Description of the task :: In the listing below, pick out lines with "chart".

Materials provided ::
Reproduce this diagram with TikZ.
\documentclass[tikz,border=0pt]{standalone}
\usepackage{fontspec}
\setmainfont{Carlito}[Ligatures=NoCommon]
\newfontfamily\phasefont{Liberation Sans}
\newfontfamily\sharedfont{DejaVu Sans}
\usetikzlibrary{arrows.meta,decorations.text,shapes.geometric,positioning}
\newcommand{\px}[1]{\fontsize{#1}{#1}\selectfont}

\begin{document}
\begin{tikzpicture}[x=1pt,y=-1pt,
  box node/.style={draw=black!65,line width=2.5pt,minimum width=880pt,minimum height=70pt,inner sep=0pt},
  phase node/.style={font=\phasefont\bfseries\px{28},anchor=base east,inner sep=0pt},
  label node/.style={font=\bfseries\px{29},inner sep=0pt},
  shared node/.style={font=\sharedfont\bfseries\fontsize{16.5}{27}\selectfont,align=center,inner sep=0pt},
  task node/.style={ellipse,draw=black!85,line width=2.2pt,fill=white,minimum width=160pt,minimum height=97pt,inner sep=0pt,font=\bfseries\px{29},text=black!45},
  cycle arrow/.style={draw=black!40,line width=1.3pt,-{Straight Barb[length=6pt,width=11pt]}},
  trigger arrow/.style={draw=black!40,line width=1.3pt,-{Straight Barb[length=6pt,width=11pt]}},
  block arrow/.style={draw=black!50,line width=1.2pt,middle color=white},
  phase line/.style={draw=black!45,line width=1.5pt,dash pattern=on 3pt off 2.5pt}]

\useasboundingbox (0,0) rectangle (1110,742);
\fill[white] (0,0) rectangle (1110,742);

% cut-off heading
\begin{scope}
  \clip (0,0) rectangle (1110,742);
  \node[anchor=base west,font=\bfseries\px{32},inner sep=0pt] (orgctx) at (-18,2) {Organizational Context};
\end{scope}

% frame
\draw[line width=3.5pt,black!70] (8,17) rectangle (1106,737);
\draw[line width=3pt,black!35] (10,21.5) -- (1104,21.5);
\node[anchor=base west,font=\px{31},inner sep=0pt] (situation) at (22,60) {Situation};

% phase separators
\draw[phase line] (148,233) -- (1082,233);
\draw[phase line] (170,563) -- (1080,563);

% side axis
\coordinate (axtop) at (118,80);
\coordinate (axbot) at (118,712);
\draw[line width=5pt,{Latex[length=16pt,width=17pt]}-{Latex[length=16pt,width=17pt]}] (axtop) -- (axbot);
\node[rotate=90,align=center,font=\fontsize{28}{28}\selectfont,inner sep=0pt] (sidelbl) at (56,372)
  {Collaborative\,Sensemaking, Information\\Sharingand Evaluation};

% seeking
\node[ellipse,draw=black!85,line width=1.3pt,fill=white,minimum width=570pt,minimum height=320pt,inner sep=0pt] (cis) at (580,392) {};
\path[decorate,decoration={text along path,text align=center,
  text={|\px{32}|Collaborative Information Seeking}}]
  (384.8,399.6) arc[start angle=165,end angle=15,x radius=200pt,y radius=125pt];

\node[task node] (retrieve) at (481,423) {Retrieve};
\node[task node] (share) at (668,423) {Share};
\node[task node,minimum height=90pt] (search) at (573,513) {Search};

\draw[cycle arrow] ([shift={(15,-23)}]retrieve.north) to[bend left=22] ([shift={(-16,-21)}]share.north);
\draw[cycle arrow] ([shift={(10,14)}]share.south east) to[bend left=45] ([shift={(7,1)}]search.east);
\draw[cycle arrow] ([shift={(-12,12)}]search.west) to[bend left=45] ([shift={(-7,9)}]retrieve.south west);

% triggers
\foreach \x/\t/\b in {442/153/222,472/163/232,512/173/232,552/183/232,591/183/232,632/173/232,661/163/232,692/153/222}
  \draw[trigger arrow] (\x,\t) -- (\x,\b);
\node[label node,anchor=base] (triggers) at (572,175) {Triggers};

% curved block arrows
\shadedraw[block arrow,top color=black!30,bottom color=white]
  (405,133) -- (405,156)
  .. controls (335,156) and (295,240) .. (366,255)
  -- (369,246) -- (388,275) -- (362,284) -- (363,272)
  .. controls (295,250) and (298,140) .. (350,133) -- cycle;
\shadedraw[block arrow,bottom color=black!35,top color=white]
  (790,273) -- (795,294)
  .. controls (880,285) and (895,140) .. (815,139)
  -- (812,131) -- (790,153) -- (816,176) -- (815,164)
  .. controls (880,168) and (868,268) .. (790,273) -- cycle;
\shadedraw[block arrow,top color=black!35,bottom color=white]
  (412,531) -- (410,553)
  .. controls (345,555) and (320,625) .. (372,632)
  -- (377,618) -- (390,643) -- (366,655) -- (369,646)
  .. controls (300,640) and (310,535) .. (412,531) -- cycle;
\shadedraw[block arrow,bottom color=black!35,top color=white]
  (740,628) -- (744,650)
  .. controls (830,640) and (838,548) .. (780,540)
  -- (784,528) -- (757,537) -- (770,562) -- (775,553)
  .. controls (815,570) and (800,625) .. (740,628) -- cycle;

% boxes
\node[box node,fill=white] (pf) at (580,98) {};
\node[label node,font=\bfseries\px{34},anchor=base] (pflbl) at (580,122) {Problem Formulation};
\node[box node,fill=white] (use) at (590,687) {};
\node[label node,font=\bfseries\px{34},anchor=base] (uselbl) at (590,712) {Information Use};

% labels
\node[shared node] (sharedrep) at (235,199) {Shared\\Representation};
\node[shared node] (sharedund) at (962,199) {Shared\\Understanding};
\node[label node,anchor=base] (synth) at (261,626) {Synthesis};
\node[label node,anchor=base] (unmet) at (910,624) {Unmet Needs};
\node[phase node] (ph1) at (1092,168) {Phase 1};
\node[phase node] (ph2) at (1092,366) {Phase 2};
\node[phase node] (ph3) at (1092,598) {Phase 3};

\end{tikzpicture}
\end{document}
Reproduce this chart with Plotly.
--
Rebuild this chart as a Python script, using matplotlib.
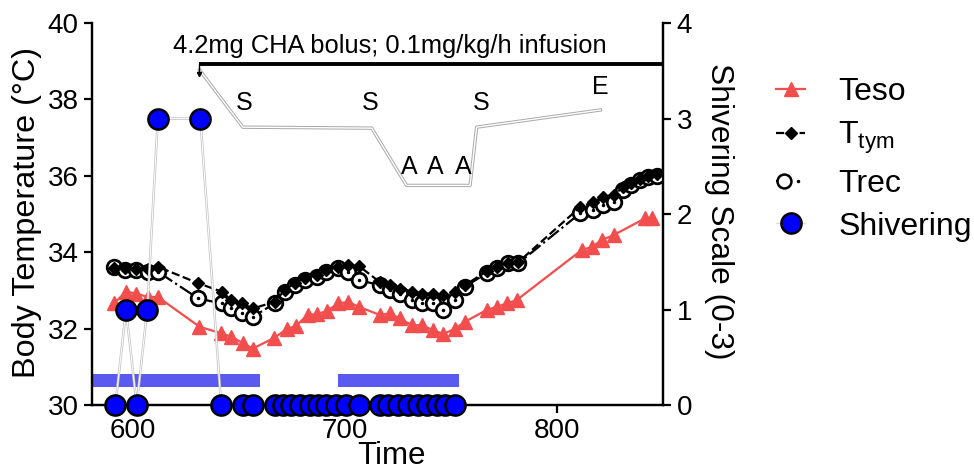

Output of the task ::
Reproduce this chart with Plotly.
Rebuild this chart as a Python script, using matplotlib.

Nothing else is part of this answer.